Provided entries:
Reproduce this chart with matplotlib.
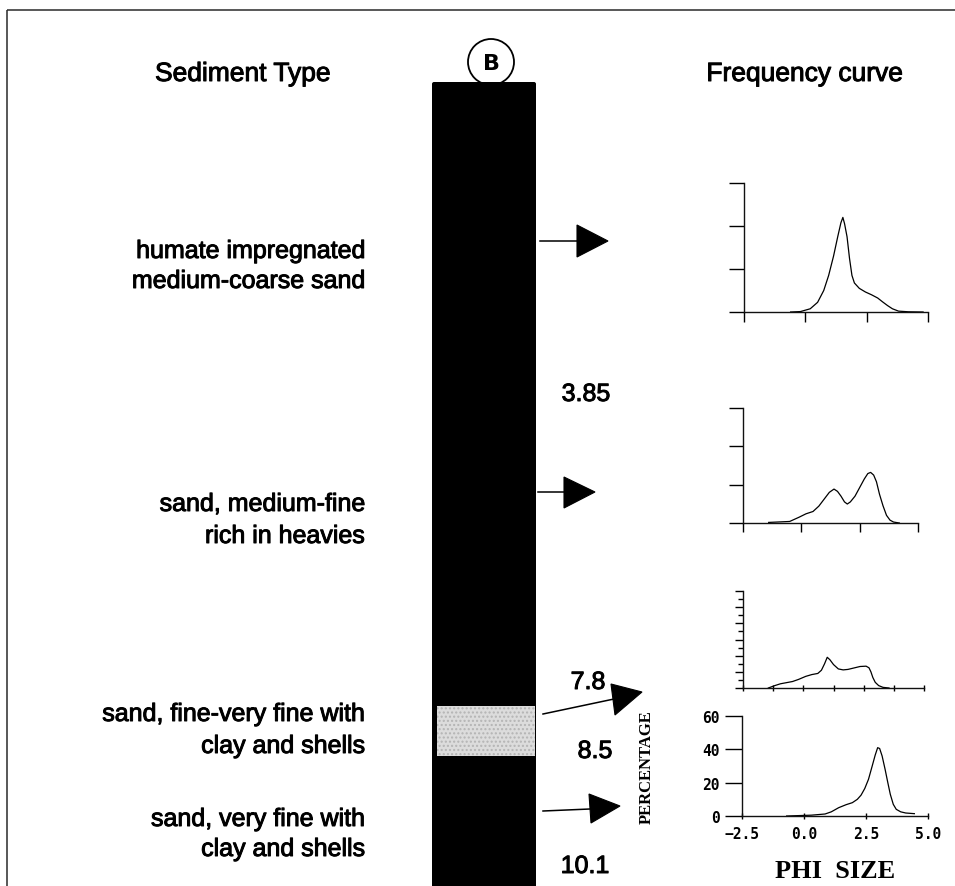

--

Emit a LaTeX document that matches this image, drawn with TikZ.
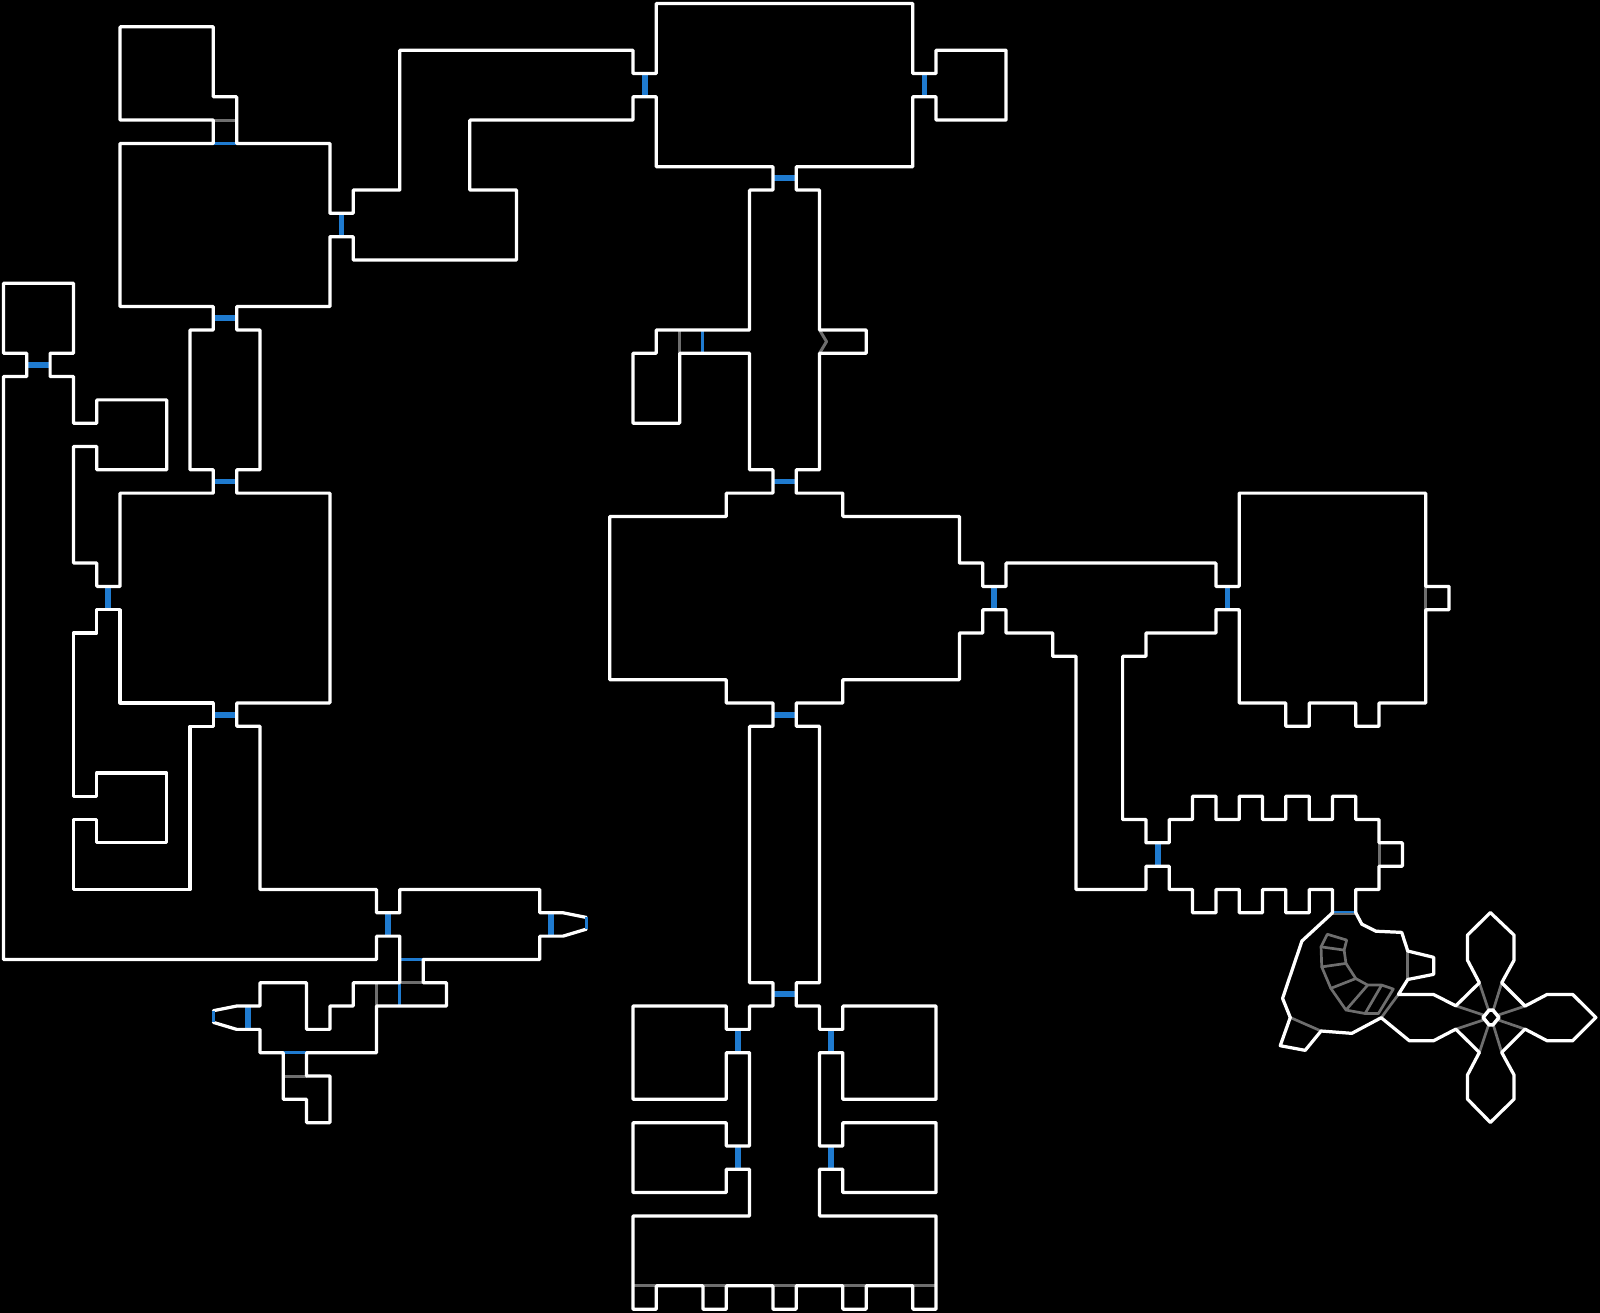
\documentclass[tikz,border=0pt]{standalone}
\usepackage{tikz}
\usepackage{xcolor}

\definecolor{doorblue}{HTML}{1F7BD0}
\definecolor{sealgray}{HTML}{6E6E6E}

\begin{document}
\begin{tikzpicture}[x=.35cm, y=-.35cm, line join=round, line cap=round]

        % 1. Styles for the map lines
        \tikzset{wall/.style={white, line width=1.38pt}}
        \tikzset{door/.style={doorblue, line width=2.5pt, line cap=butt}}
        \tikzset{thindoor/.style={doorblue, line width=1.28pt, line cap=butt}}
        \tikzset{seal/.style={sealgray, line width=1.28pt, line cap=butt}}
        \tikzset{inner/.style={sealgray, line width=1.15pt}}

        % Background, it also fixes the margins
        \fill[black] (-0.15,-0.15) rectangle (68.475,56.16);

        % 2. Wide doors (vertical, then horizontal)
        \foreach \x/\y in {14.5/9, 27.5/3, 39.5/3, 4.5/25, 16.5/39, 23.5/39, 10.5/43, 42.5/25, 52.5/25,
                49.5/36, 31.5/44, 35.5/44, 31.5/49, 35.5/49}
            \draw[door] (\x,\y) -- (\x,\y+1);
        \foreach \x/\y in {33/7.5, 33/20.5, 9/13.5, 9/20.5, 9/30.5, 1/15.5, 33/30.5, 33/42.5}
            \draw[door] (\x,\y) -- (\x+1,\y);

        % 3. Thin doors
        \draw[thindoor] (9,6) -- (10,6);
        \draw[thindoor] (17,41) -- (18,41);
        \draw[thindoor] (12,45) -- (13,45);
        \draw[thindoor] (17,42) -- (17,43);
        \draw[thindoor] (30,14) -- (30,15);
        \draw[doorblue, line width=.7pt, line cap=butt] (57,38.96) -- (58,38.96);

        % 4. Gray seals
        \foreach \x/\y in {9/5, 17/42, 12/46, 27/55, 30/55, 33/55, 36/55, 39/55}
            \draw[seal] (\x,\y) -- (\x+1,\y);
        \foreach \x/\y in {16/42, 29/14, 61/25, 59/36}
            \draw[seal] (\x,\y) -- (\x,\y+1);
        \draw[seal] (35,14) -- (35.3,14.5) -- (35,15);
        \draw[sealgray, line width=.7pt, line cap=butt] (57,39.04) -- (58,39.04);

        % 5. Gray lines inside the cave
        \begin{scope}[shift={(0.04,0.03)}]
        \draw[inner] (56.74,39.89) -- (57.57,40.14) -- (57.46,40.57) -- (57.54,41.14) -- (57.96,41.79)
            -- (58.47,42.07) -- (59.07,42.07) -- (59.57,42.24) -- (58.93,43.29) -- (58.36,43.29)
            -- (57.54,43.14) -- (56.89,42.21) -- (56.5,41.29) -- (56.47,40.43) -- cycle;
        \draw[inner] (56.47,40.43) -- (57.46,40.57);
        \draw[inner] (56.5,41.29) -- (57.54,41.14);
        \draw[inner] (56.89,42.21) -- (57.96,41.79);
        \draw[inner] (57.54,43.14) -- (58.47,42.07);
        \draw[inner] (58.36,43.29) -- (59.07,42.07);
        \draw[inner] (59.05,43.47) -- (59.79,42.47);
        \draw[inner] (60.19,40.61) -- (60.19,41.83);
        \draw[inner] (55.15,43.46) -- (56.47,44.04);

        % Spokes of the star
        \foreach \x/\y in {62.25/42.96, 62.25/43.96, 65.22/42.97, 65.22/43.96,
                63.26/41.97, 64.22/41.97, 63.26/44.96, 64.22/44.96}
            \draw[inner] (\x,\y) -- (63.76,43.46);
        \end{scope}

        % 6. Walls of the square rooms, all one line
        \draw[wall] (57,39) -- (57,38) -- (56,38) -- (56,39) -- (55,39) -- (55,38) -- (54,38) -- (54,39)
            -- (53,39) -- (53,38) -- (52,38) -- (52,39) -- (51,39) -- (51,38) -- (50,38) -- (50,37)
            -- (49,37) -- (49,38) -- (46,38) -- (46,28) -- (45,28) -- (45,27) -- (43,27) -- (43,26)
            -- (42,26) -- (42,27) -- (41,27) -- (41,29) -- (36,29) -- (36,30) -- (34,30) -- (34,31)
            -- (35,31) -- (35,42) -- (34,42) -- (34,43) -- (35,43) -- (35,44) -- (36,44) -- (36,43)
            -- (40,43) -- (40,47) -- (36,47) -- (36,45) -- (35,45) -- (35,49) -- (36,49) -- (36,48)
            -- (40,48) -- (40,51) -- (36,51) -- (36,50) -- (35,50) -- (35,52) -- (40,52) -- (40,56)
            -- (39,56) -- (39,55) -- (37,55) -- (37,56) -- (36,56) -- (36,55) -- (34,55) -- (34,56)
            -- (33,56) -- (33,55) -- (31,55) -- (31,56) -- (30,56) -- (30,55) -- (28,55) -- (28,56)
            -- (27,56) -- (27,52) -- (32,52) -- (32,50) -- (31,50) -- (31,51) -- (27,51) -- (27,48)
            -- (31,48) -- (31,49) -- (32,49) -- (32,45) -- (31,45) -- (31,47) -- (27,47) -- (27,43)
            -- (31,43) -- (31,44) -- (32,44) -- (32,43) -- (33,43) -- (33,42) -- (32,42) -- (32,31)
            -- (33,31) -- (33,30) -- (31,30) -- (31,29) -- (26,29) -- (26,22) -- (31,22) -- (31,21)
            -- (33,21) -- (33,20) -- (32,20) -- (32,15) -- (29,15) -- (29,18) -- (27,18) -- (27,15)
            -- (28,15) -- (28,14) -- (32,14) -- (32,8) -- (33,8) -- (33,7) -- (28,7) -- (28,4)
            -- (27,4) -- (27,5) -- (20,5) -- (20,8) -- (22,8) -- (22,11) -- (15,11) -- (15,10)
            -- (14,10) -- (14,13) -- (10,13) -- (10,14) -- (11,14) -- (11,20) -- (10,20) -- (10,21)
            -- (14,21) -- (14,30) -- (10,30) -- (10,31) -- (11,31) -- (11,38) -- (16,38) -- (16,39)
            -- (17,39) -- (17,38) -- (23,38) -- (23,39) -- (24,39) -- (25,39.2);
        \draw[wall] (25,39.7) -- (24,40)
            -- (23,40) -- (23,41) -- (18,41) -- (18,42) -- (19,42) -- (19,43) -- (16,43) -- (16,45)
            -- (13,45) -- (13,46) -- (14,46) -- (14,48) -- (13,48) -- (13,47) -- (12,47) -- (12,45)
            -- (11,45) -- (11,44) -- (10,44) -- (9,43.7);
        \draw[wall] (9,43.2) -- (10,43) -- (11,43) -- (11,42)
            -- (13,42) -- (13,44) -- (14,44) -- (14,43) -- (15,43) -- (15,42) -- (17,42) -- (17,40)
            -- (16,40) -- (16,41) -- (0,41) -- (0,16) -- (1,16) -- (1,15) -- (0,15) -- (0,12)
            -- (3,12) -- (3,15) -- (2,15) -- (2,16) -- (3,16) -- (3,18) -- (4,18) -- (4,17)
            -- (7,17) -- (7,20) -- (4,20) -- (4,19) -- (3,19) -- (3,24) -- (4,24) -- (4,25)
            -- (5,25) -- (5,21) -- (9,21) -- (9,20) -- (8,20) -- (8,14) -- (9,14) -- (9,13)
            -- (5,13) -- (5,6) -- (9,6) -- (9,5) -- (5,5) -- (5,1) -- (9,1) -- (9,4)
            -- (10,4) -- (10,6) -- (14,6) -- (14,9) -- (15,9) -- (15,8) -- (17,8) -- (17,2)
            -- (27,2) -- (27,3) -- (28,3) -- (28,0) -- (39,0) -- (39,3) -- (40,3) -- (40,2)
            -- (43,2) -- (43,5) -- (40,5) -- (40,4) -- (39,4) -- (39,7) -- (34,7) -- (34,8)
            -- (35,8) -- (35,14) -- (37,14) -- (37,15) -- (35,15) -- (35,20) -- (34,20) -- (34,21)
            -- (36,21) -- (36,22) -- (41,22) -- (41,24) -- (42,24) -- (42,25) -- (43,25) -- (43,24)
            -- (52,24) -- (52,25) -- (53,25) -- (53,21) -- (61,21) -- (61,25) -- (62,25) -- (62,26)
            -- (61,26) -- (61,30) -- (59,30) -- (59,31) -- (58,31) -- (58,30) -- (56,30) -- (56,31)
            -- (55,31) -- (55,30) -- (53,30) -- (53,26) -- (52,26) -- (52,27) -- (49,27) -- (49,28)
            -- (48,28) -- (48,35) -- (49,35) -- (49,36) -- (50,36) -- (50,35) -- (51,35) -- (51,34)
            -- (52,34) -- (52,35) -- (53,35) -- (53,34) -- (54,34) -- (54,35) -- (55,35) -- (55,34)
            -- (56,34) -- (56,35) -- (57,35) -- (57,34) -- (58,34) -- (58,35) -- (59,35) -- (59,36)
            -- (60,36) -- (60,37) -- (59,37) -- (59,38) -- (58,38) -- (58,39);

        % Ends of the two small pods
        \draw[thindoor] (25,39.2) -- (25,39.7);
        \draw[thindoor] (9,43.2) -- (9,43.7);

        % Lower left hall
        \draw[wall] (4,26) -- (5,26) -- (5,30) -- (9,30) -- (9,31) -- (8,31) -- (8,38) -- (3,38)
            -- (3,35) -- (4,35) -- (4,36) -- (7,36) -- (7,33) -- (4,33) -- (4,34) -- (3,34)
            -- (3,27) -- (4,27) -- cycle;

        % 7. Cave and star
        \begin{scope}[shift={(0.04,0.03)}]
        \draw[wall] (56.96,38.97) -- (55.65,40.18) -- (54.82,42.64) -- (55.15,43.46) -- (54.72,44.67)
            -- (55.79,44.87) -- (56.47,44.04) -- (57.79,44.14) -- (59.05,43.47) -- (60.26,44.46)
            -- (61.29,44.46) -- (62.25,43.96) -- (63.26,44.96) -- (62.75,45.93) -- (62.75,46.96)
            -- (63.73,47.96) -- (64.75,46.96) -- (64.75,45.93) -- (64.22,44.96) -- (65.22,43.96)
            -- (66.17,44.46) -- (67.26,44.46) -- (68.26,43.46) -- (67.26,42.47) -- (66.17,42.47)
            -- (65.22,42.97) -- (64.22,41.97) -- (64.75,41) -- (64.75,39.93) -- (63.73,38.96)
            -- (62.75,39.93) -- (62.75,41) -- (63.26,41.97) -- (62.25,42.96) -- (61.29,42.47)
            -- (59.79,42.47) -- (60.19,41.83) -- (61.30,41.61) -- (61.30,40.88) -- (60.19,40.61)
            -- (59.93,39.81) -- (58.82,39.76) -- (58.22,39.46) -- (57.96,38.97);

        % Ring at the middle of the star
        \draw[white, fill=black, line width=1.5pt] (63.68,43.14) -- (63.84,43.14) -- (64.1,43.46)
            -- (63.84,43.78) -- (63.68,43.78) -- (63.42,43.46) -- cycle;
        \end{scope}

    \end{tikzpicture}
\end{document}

Task goal: Tally up the lines of the listing containing the word "with". Give only the total.

Task answer: 2